By Jack Kelly ‘21
It’s the week after the conference championship games, and it feels like the movie Groundhog Day. Tom Brady is headed to the Super Bowl for the tenth time in his 21 year career.
Though there aren’t many Tampa Bay Buccaneers fans roaming the halls on 99th and Pulaski, I do know quite a few Bears fans. And by that fact, I know there were a lot of Crusaders rooting for Brady as he took on Chicago Bears’ enemy Aaron Rodgers and the Green Bay Packers this Sunday.
It was a great game by all accounts. With 57 total points scored and 680 yards of total offense from both teams, even the most casual fan could have appreciated the matchup. It was one for the ages as two of the greatest quarterbacks of all time duked it out, but Brady reigned supreme as the Buccaneers won by a score of 31-26.
Senior Kevin Lynch said, “I honestly thought the Packers were going to run away with the game. I was shocked to see the Buccaneers win.”
Senior Joe McIntyre said, “I believe the Packers could have won if they didn’t have so many drops and fumbles.”
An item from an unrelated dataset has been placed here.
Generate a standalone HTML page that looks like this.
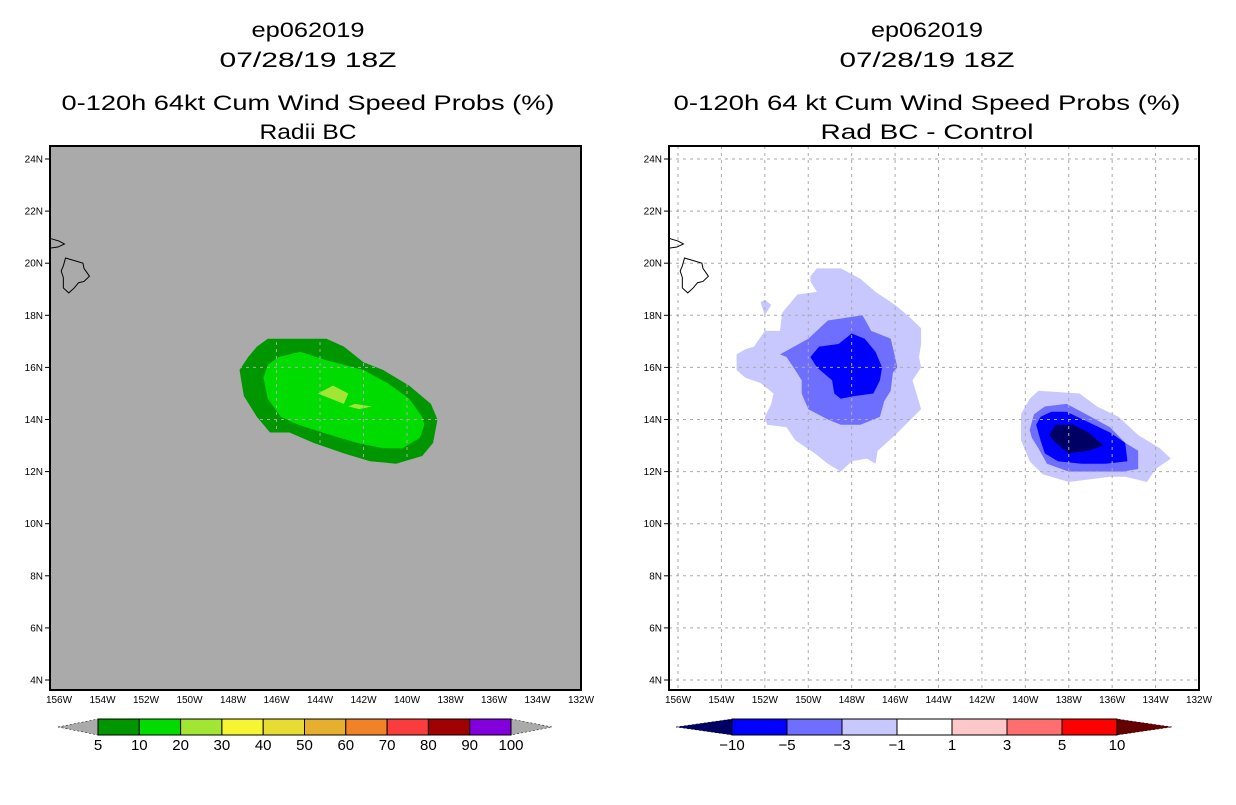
<!DOCTYPE html>
<html><head><meta charset="utf-8">
<style>
html,body{margin:0;padding:0;background:#fff;}
svg text{font-family:"Liberation Sans",sans-serif;}
</style></head>
<body>
<svg id="chart" width="1236" height="800" viewBox="0 0 1236 800" xmlns="http://www.w3.org/2000/svg">
<g font-size="21" text-anchor="middle" fill="#000" lengthAdjust="spacingAndGlyphs">
<text x="308" y="37" textLength="113" lengthAdjust="spacingAndGlyphs">ep062019</text>
<text x="308" y="67" textLength="177" lengthAdjust="spacingAndGlyphs">07/28/19 18Z</text>
<text x="308" y="110" textLength="493" lengthAdjust="spacingAndGlyphs">0-120h 64kt Cum Wind Speed Probs (%)</text>
<text x="308" y="139" textLength="97" lengthAdjust="spacingAndGlyphs">Radii BC</text>
<text x="927" y="37" textLength="112" lengthAdjust="spacingAndGlyphs">ep062019</text>
<text x="927" y="67" textLength="175" lengthAdjust="spacingAndGlyphs">07/28/19 18Z</text>
<text x="927" y="110" textLength="507" lengthAdjust="spacingAndGlyphs">0-120h 64 kt Cum Wind Speed Probs (%)</text>
<text x="927" y="139" textLength="213" lengthAdjust="spacingAndGlyphs">Rad BC - Control</text>
</g>
<g id="left"></g>
<g id="right"></g>
</svg>
<script>
const lonTicks=[156,154,152,150,148,146,144,142,140,138,136,134,132];
const latTicks=[4,6,8,10,12,14,16,18,20,22,24];
// Radii BC probability contours (lon W, lat N)
const probOuter10=[[146.4,17.1],[143.7,17.1],[142.9,16.8],[142.0,16.2],[141.1,15.9],[139.9,15.3],[138.9,14.6],[138.6,14.0],[138.8,13.1],[139.3,12.6],[140.5,12.3],[141.7,12.4],[142.9,12.7],[144.3,13.1],[145.4,13.5],[146.3,13.5],[146.9,14.1],[147.5,14.9],[147.7,15.9],[147.3,16.4],[146.9,16.8]];
const prob10to20=[[145.9,16.4],[144.9,16.6],[143.8,16.3],[142.0,15.9],[140.9,15.4],[139.9,14.8],[139.3,14.1],[139.2,13.8],[139.4,13.3],[140.2,12.9],[141.1,12.9],[142.3,13.1],[143.5,13.4],[145.0,13.8],[145.8,14.1],[146.4,14.8],[146.6,15.6],[146.4,16.1]];
const prob20a=[[144.1,15.0],[143.4,15.3],[142.7,15.0],[142.9,14.6],[143.5,14.8]];
const prob20b=[[142.7,14.5],[142.4,14.6],[141.6,14.5],[142.2,14.4]];
// Difference contours
const diffWest3=[[149.9,19.5],[149.6,19.8],[148.5,19.8],[147.6,19.4],[146.9,18.9],[146.0,18.4],[145.3,17.9],[144.8,17.5],[144.8,16.9],[144.9,16.4],[144.8,16.0],[145.2,15.5],[144.8,14.4],[145.4,13.9],[146.0,13.4],[146.8,12.8],[146.9,12.3],[147.3,12.5],[148.0,12.4],[148.5,12.0],[149.1,12.3],[149.7,12.7],[150.6,13.2],[151.0,13.7],[151.9,13.8],[152.0,14.1],[151.7,14.6],[151.6,15.0],[152.2,15.4],[152.9,15.6],[153.3,15.9],[153.3,16.5],[152.9,16.7],[152.5,16.8],[152.0,17.4],[151.3,17.4],[151.2,18.1],[150.5,18.8],[149.6,18.9],[149.9,19.3]];
const diffIslet=[[152.2,18.5],[152.0,18.6],[151.7,18.4],[152.0,18.0]];
const diffWest5=[[151.3,16.5],[150.0,17.1],[149.1,17.8],[147.5,18.0],[147.1,17.4],[146.2,17.1],[146.0,16.4],[145.9,16.0],[146.1,15.8],[146.2,15.1],[146.5,14.7],[146.7,14.1],[147.6,13.8],[148.5,13.8],[149.1,14.0],[150.0,14.4],[150.3,15.0],[150.3,15.5],[150.6,15.9],[151.0,16.4]];
const diffWest10=[[149.9,16.4],[149.5,16.8],[148.6,16.9],[148.0,17.3],[147.4,17.1],[146.9,16.6],[146.6,16.0],[146.7,15.5],[147.0,15.0],[147.9,14.9],[148.5,14.8],[148.8,15.0],[148.9,15.5],[149.6,16.0]];
const diffEast3=[[140.2,14.2],[139.8,14.8],[139.4,15.1],[137.5,15.0],[136.7,14.5],[135.7,14.1],[134.8,13.4],[133.8,12.9],[133.3,12.5],[134.0,12.1],[134.4,11.6],[135.4,11.8],[136.1,11.8],[138.0,11.6],[139.2,11.9],[139.8,12.4],[140.2,13.2]];
const diffEast5=[[139.8,13.6],[139.6,14.2],[139.1,14.5],[138.1,14.6],[137.2,14.2],[136.1,13.7],[135.4,13.1],[134.8,12.8],[134.8,12.1],[135.5,12.0],[136.9,12.0],[138.0,12.0],[139.0,12.3],[139.4,12.9],[139.7,13.3]];
const diffEast10=[[139.5,13.8],[139.3,14.1],[138.8,14.3],[138.1,14.3],[137.1,13.9],[136.1,13.5],[135.4,13.1],[135.3,12.4],[136.3,12.3],[137.4,12.3],[138.5,12.4],[139.1,12.7],[139.3,13.2]];
const diffEastMin=[[138.9,13.4],[138.6,13.8],[137.8,13.8],[137.1,13.5],[136.4,13.0],[137.1,12.8],[138.0,12.7],[138.6,13.1]];
const bigIsland=[[155.7,20.2],[154.9,20.0],[154.85,19.8],[154.6,19.5],[154.85,19.3],[155.1,19.25],[155.3,19.05],[155.55,18.86],[155.8,19.05],[155.8,19.45],[155.9,19.7],[155.8,19.9]];
const maui=[[156.4,20.95],[156.0,20.85],[155.75,20.74],[156.05,20.62],[156.4,20.58]];
const probLevels=["5","10","20","30","40","50","60","70","80","90","100"];
const probColors=["#009600","#00dc00","#a0e632","#f5f532","#e6dc32","#e6af2d","#f08228","#fa3c3c","#a00000","#8200dc"];
const diffLevels=["\u221210","\u22125","\u22123","\u22121","1","3","5","10"];
const diffColors=["#0000ff","#6e6eff","#c8c8ff","#ffffff","#ffc8c8","#ff6e6e","#ff0000"];

const NS="http://www.w3.org/2000/svg";
function mk(tag,attrs,parent){const e=document.createElementNS(NS,tag);for(const k in attrs)e.setAttribute(k,attrs[k]);parent.appendChild(e);return e;}

function panel(g,L,R,bg,id){
  const T=146,B=690;
  const x0=L+9, sx=(R-x0)/24;
  const X=lon=>x0+(156-lon)*sx;
  const Y=lat=>159+(24-lat)*26.05;
  const cid='clip'+id;
  const cp=mk('clipPath',{id:cid},g);mk('rect',{x:L,y:T,width:R-L,height:B-T},cp);
  const bgr=mk('rect',{x:L,y:T,width:R-L,height:B-T,fill:bg},g);
  
  
  const inner=mk('g',{'clip-path':'url(#'+cid+')'},g);
  const poly=(pts,fill,name)=>{const p=mk('polygon',{points:pts.map(q=>X(q[0]).toFixed(1)+','+Y(q[1]).toFixed(1)).join(' '),fill:fill},inner);
    
    return p;};
  return {X,Y,inner,poly,T,B,L,R,finish(){
    const grid=mk('g',{stroke:'#aaaaaa','stroke-width':1,'stroke-dasharray':'3,4'},inner);
    
    
    lonTicks.forEach(l=>{if(l>132)mk('line',{x1:X(l),x2:X(l),y1:T,y2:B},grid);});
    latTicks.forEach(l=>mk('line',{x1:L,x2:R,y1:Y(l),y2:Y(l)},grid));
    const coast=mk('g',{fill:'none',stroke:'#000','stroke-width':1},inner);
    
    
    [bigIsland,maui].forEach(pts=>mk('polygon',{points:pts.map(q=>X(q[0])+','+Y(q[1])).join(' ')},coast));
    const fr=mk('rect',{x:L,y:T,width:R-L,height:B-T,fill:'none',stroke:'#000','stroke-width':2},g);
    
    
    latTicks.forEach(l=>{mk('line',{x1:L-5,x2:L,y1:Y(l),y2:Y(l),stroke:'#000'},g);
      const t=mk('text',{x:L-7,y:Y(l)+3.5,'font-size':10,'text-anchor':'end'},g);t.textContent=l+'N';
      
      });
    lonTicks.forEach(l=>{const t=mk('text',{x:X(l),y:B+13,'font-size':10,'text-anchor':'middle'},g);t.textContent=l+'W';
      
      });
  }};
}
// Left
const gl=document.getElementById('left');
const pl=panel(gl,50,581,'#aaaaaa','L');
pl.poly(probOuter10,probColors[0],'prob-5-10');
pl.poly(prob10to20,probColors[1],'prob-10-20');
pl.poly(prob20a,probColors[2],'prob-20-30');
pl.poly(prob20b,probColors[2],'prob-20-30');
pl.finish();
// Right
const gr=document.getElementById('right');
const pr=panel(gr,669,1199,'#ffffff','R');
pr.poly(diffWest3,diffColors[2],'diff-west-minus3');
pr.poly(diffIslet,diffColors[2],'diff-islet-minus3');
pr.poly(diffWest5,diffColors[1],'diff-west-minus5');
pr.poly(diffWest10,diffColors[0],'diff-west-minus10');
pr.poly(diffEast3,diffColors[2],'diff-east-minus3');
pr.poly(diffEast5,diffColors[1],'diff-east-minus5');
pr.poly(diffEast10,diffColors[0],'diff-east-minus10');
pr.poly(diffEastMin,'#000064','diff-east-below-minus10');
pr.finish();

function colorbar(parent,x0,x1,tipL,tipR,colors,labels,lowCol,highCol,name){
  const g=mk('g',{},parent);
  
  
  const y0=719,y1=735,ym=(y0+y1)/2,n=colors.length,w=(x1-x0)/n;
  const a=mk('polygon',{points:`${tipL},${ym} ${x0},${y0} ${x0},${y1}`,fill:lowCol,stroke:'#000','stroke-width':0.5,'stroke-dasharray':'2,2'},g);
  
  
  const b=mk('polygon',{points:`${tipR},${ym} ${x1},${y0} ${x1},${y1}`,fill:highCol,stroke:'#000','stroke-width':0.5,'stroke-dasharray':'2,2'},g);
  
  
  colors.forEach((c,i)=>{const r=mk('rect',{x:x0+i*w,y:y0,width:w,height:y1-y0,fill:c,stroke:'#000','stroke-width':1},g);
    
    });
  labels.forEach((s,i)=>{const t=mk('text',{x:x0+i*w,y:750,'font-size':15,'text-anchor':'middle'},g);t.textContent=s;
    
    });
}
colorbar(gl,98,511,58,552,probColors,probLevels,'#aaaaaa','#aaaaaa','left-colorbar');
colorbar(gr,732,1117,676,1172,diffColors,diffLevels,'#000064','#640000','right-colorbar');
</script>
</body></html>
They are not alone in criticizing the Packers gameplay. After head coach Matt LaFleur kicked a field goal in the fourth quarter with only a few minutes remaining on the clock while down eight points, many took to social media to either vent their frustrations or express their confusion over the coach’s decision. To many Packer fans’ dismay, Aaron Rodgers was one of them. In his post-game press conference, Aaron revealed that it was not his choice to kick the field goal on that play, which has led many to speculate on whether or not Aaron has played his last game in Green Bay. Only time will tell, but it is starting to show signs of being an interesting offseason storyline as the 2020-2021 NFL season comes to a close.
Senior Sean Deane said, “I was really expecting a better performance from Aaron Rodgers and the Packers, but the Buccaneers defense was on an elite level that day. This is another example of why you should never rule out a Tom Brady led team in a playoff game.”
Brady is accustomed to being bet against. As a sixth-round draft pick out of the University of Michigan, he has scratched and clawed for every accolade he has gotten in the NFL. Yet after ten Super Bowl appearances and six rings, people continue to doubt. You will undoubtedly see the same people find a way to criticize his greatness in the next two weeks as he prepares to take on the Kansas City Chiefs in Tampa on Feb. 7, 2020.